I know with beets you probably think there’s only one option when cooking them at home: stain your hands and your cutting board and your pans and everything you own.
Been there, friends. Lost good t-shirts to the cause of beet research. Here to help.
There are many, many ways to eat beets: roasted, caramelized, raw, braised, pickled and pureed. This is a post about the first two.
Peeling beets is a personal choice. If your beets are pretty small, you’re not roasting very many of them and/or you have a sturdy peeler, go ahead and peel them while they’re raw. If your beets are large, you’re roasting a lot and/or you don’t carry around a reliable peeler in your purse like a certain crazy lady whose blog you read, peel them after they’re cooked. Either way, cut them into uniform pieces so that they cook evenly and wear an apron!
I like to line a heavy bottomed small pot with foil (two layers to be safe), preheat the oven to 375 and toss the beets with oil and salt inside the pot. Bake with the lid on until they’re soft. How long that takes will depends on the size of the beet. Start checking after 30 minutes, though they will likely take 45-60.
Okay! Now you have roasted beets. Enjoy them cold in a salad with cucumbers, pickled squash, goat cheese, herbs and spicy vinaigrette. Remember to add pumpkin seeds and golden raisins even though I forgot.

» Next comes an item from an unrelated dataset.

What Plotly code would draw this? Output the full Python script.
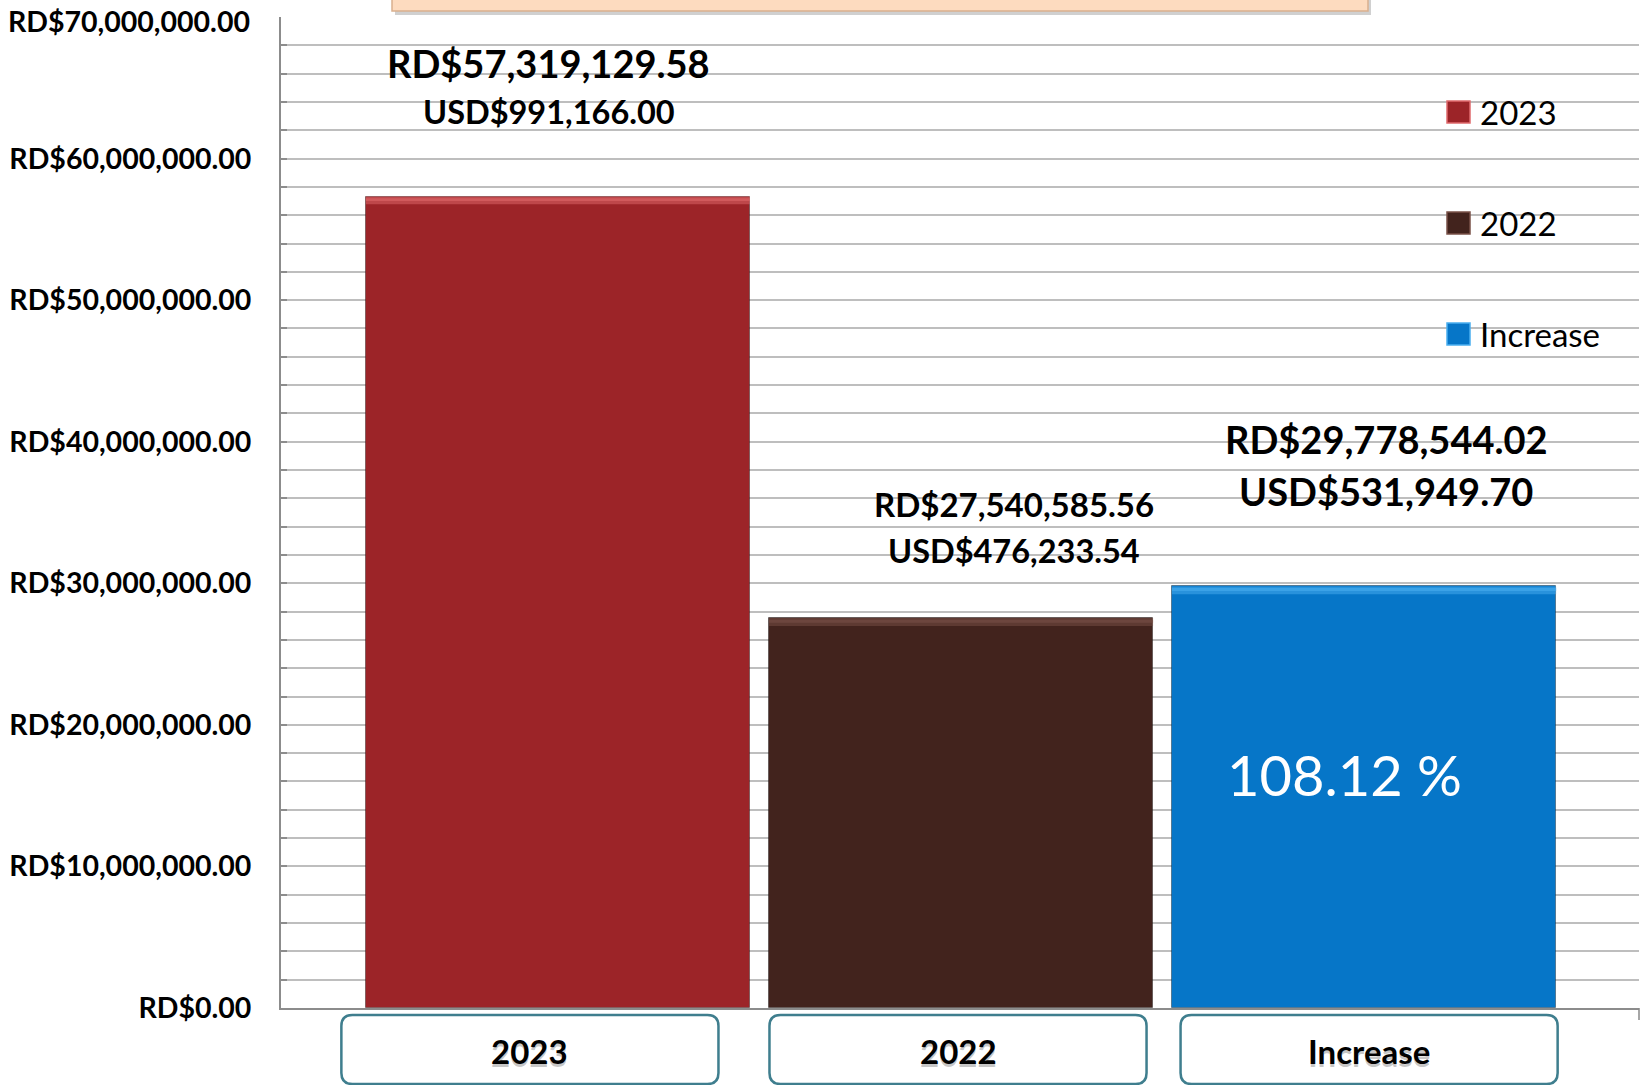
import plotly.graph_objects as go

categories = ["2023", "2022", "Increase"]
values_rd = [57319129.58, 27540585.56, 29778544.02]
values_usd = [991166.00, 476233.54, 531949.70]
pct_increase = 108.12
colors = ["#9C2428", "#42231D", "#0676C8"]
highlight = ["#E06A6C", "#7A5148", "#4AAEF0"]
ytick_vals = [0, 10e6, 20e6, 30e6, 40e6, 50e6, 60e6, 70e6]
ytick_text = [f"RD${v:,.2f}" for v in ytick_vals]

W, H = 1644, 1085
L = 281
T = 17
B = H - 1008
R = W - 1639
PW = W - L - R
PH = H - T - B

def px_x(p):
    return (p - L) / PW

def px_y(p):
    return (H - B - p) / PH

xs = list(range(len(categories)))
fig = go.Figure()
fig.add_trace(go.Bar(
    x=xs, y=values_rd, width=0.953,
    marker=dict(color=colors, line=dict(color="rgba(0,0,0,0.35)", width=1)),
    showlegend=False, hoverinfo="skip",
))

shapes = []
annotations = []

# bevel highlight on bar tops
for i, v in enumerate(values_rd):
    shapes.append(dict(type="rect", xref="x", yref="y",
                       x0=i - 0.4765, x1=i + 0.4765, y0=v - 0.55e6, y1=v,
                       fillcolor=highlight[i], line=dict(width=0), opacity=0.5, layer="above"))
    shapes.append(dict(type="rect", xref="x", yref="y",
                       x0=i - 0.4765, x1=i + 0.4765, y0=v - 0.32e6, y1=v - 0.12e6,
                       fillcolor=highlight[i], line=dict(width=0), opacity=0.55, layer="above"))

# value labels
rd_sizes = [38, 33, 38]
usd_sizes = [32.5, 32.5, 38]
rd_shift = [134, 114, 147]
usd_shift = [85, 68, 95]
x_shift = [-9, 53, 22]
for i, (rd, usd) in enumerate(zip(values_rd, values_usd)):
    annotations.append(dict(x=i, y=rd, xref="x", yref="y", text=f"RD${rd:,.2f}",
                            showarrow=False, xshift=x_shift[i], yshift=rd_shift[i],
                            font=dict(family="Lato", size=rd_sizes[i], color="#000000", weight="bold")))
    annotations.append(dict(x=i, y=rd, xref="x", yref="y", text=f"USD${usd:,.2f}",
                            showarrow=False, xshift=x_shift[i], yshift=usd_shift[i],
                            font=dict(family="Lato", size=usd_sizes[i], color="#000000", weight="bold")))

# percent inside increase bar
annotations.append(dict(x=2, y=values_rd[2] * 0.555, xref="x", yref="y", text=f"{pct_increase:.2f} %",
                        showarrow=False, xshift=-20,
                        font=dict(family="Lato", size=56, color="#FFFFFF")))

# top y tick label drawn as annotation so that it stays inside the page
annotations.append(dict(x=0, y=ytick_vals[-1], xref="paper", yref="y", text=ytick_text[-1],
                        showarrow=False, xanchor="right", yanchor="middle", xshift=-29, yshift=-4,
                        font=dict(family="Lato", size=28.5, color="#000000", weight="bold")))

# category label boxes
box_shift = [-28, -3, 5]
bw = 377 / 403 / 2
y_top = px_y(1015)
y_bot = px_y(1084)
r_x = 11 / 403
r_y = 11 / PH
for i, c in enumerate(categories):
    cx = i + box_shift[i] / 403
    x0, x1 = cx - bw, cx + bw
    path = (f"M {x0 + r_x},{y_top} L {x1 - r_x},{y_top} Q {x1},{y_top} {x1},{y_top - r_y} "
            f"L {x1},{y_bot + r_y} Q {x1},{y_bot} {x1 - r_x},{y_bot} L {x0 + r_x},{y_bot} "
            f"Q {x0},{y_bot} {x0},{y_bot + r_y} L {x0},{y_top - r_y} Q {x0},{y_top} {x0 + r_x},{y_top} Z")
    shapes.append(dict(type="path", xref="x", yref="paper", path=path,
                       fillcolor="#FFFFFF", line=dict(color="#3F7E8E", width=2.5), layer="above"))
    annotations.append(dict(x=cx, y=px_y(1051), xref="x", yref="paper", text=c, showarrow=False,
                            yanchor="middle", yshift=-3,
                            font=dict(family="Lato", size=33, color="rgba(0,0,0,0.22)", weight="bold")))
    annotations.append(dict(x=cx, y=px_y(1051), xref="x", yref="paper", text=c, showarrow=False,
                            yanchor="middle",
                            font=dict(family="Lato", size=33, color="#000000", weight="bold")))

# manual legend
leg_y = [112, 223, 334]
for i, c in enumerate(categories):
    yc = leg_y[i]
    shapes.append(dict(type="rect", xref="paper", yref="paper",
                       x0=px_x(1447), x1=px_x(1470), y0=px_y(yc + 11), y1=px_y(yc - 11),
                       fillcolor=colors[i], line=dict(color=highlight[i], width=1.5), layer="above"))
    annotations.append(dict(x=px_x(1478), y=px_y(yc), xref="paper", yref="paper", text=c,
                            showarrow=False, xanchor="left", yanchor="middle",
                            font=dict(family="Lato", size=33, color="#000000")))

# peach title box (cut off at top) with shadow
shapes.append(dict(type="rect", xref="paper", yref="paper",
                   x0=px_x(395), x1=px_x(1371), y0=px_y(15), y1=1.2,
                   fillcolor="rgba(120,120,120,0.35)", line=dict(width=0), layer="above"))
shapes.append(dict(type="rect", xref="paper", yref="paper",
                   x0=px_x(392), x1=px_x(1368), y0=px_y(11), y1=1.2,
                   fillcolor="#FDDBBF", line=dict(color="#D9B08F", width=1.5), layer="above"))

# right-end small tick of baseline
shapes.append(dict(type="line", xref="paper", yref="paper", x0=1, x1=1, y0=0, y1=px_y(1020),
                   line=dict(color="#888888", width=1.5)))

fig.update_layout(
    width=W, height=H,
    margin=dict(l=L, r=R, t=T, b=B, autoexpand=False),
    paper_bgcolor="#FFFFFF", plot_bgcolor="#FFFFFF",
    font=dict(family="Lato", color="#000000"),
    shapes=shapes, annotations=annotations,
    bargap=0,
    xaxis=dict(range=[-0.687, 2.682], showticklabels=False, showgrid=False, zeroline=False,
               showline=True, linecolor="#8C8C8C", linewidth=2, ticks="", automargin=False),
    yaxis=dict(range=[0, 70e6], tickvals=ytick_vals[:-1] + [ytick_vals[-1]],
               ticktext=ytick_text[:-1] + [""],
               tickfont=dict(family="Lato", size=28.5, color="#000000", weight="bold"),
               showgrid=True, gridcolor="#BEBEBE", gridwidth=1.5, zeroline=False,
               showline=True, linecolor="#8C8C8C", linewidth=2,
               ticks="inside", ticklen=6, tickcolor="#8C8C8C", tickwidth=2,
               ticklabelstandoff=22, ticklabeloverflow="allow", automargin=False,
               minor=dict(dtick=2e6, showgrid=True, gridcolor="#BEBEBE", gridwidth=1.5,
                          ticks="inside", ticklen=6, tickcolor="#8C8C8C")),
)

fig.write_html("out.html", config={"displayModeBar": False},
               post_script="document.body.style.margin='0';document.body.style.overflow='hidden';")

Now, to caramelize them all you do is put them cut-side down in a well seasoned or non-stick pan heated over medium. The sugar in the beets will start turning into deep caramelization within a minute or so- stay alert! Once they look like this, I think they’re such a nice side dish on their own, or served over something creamy like labneh and topped with a very herb-y dressing like chimichurri.